Dear. Dr. Fox: I have two 1-year-old Pomeranians. Calvin has shown signs of being an alpha dog since we brought him home at eight weeks. He seems to know his place with the family (eight children live at home). The problem occurs when other children come over to play.
He tends to pick one and dominate the youngster. He actually bit one little girl twice. And there are certain people in the neighborhood whom he wants to go after.
He has also started wetting when he sees my husband. He will snuggle up to my husband at night, showing no signs that he fears him. My husband never had a dog and expects Calvin to understand more than he is capable of. He has chased the dog down angrily, punished him for running out the door, etc.
Is there a way to stop these behaviors? The dog's, I mean; I don't think I can do anything about my husband's. -- P.M., St. Louis
Dear P.M.: Husbands can be a problem. Many flunk basic obedience school. Your spouse should learn that getting frustrated and angry at the dog will cause fear and confusion.

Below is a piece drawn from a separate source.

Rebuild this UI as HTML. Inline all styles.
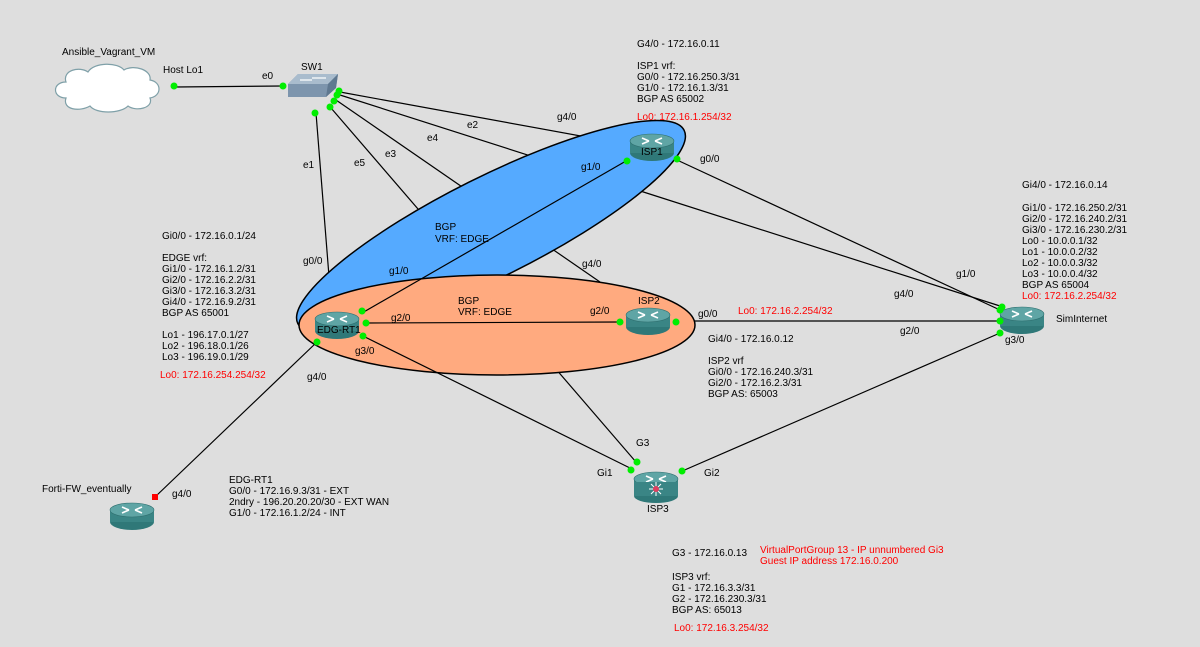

Calvin could benefit from the cradling theory described on my website and in my book "Dog Body, Dog Mind." In this book you will also learn how to better communicate with Calvin and help him not to act aggressively toward visiting children. In the interim, keep him in another room or on a leash when children visit; and when on the leash, he must sit and stay. Above all, he needs to learn self-control -- what Ivan Pavlov called "internal inhibition."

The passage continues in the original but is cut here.